Волхв этот учил, что, если народ примирится с крещением и дальнейшим внедрением норманнов, то «через 5 лет Днепр потечет вспять и земля греческая станет на место земли русской».
М. Приселков комментирует это место так: «Нельзя ли в этом, может быть, умышленно затемненном изложении речей волхва, прочитать все ту же язычески-национальную проповедь независимости и боязнь утраты в христианстве политической самостоятельности».
Несомненно, Приселков правильно понимает, в чем тут дело. Мы не смогли бы сказать ничего больше и лучше того, чем это сделал безвестный, в тот же день «пропавший без вести», то есть попросту казненный, а может быть и замученный волхв. Этот волхв был не один, такие же слова, та же проповедь, очевидно, звучали тогда по всей земле. И народ, конечно же, запомнил их, и само сознание остроты проблемы с тех пор уже раз и навсегда было поставлено во весь рост, во всю свою «натуральную величину».

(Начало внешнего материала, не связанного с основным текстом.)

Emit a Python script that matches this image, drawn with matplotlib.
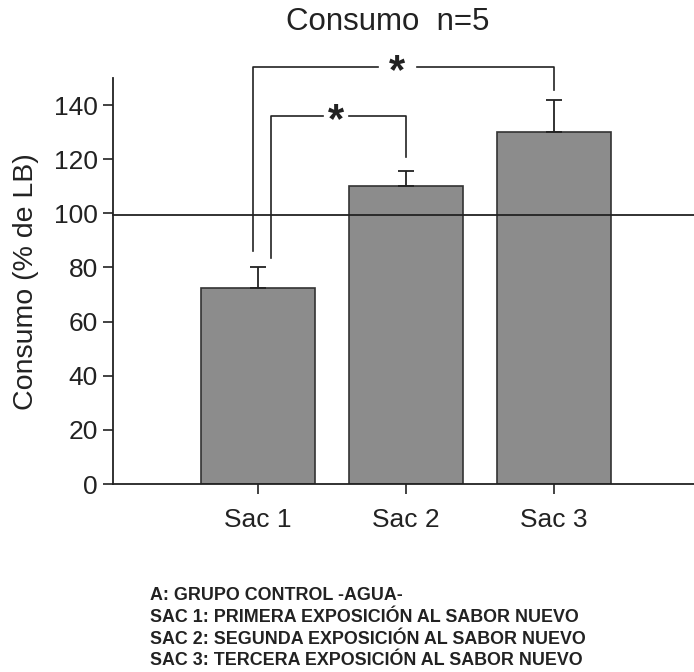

Все попытки сопротивления народа и народных вождей – волхвов – были подавлены.
«Деятельность волхвов всюду была прекращена государственной властью». (Гальковский Н. Указ. соч.)
В XII веке эти восстания становятся все более и более редкими, энергия сопротивления направляется по новому руслу. Память о волхвах жива в народе, их предостережения и заветы живо помнятся им. Но эволюционирует само язычество, на котором базировались волхвы, и поэтому становится невозможным буквальное повторение их слов.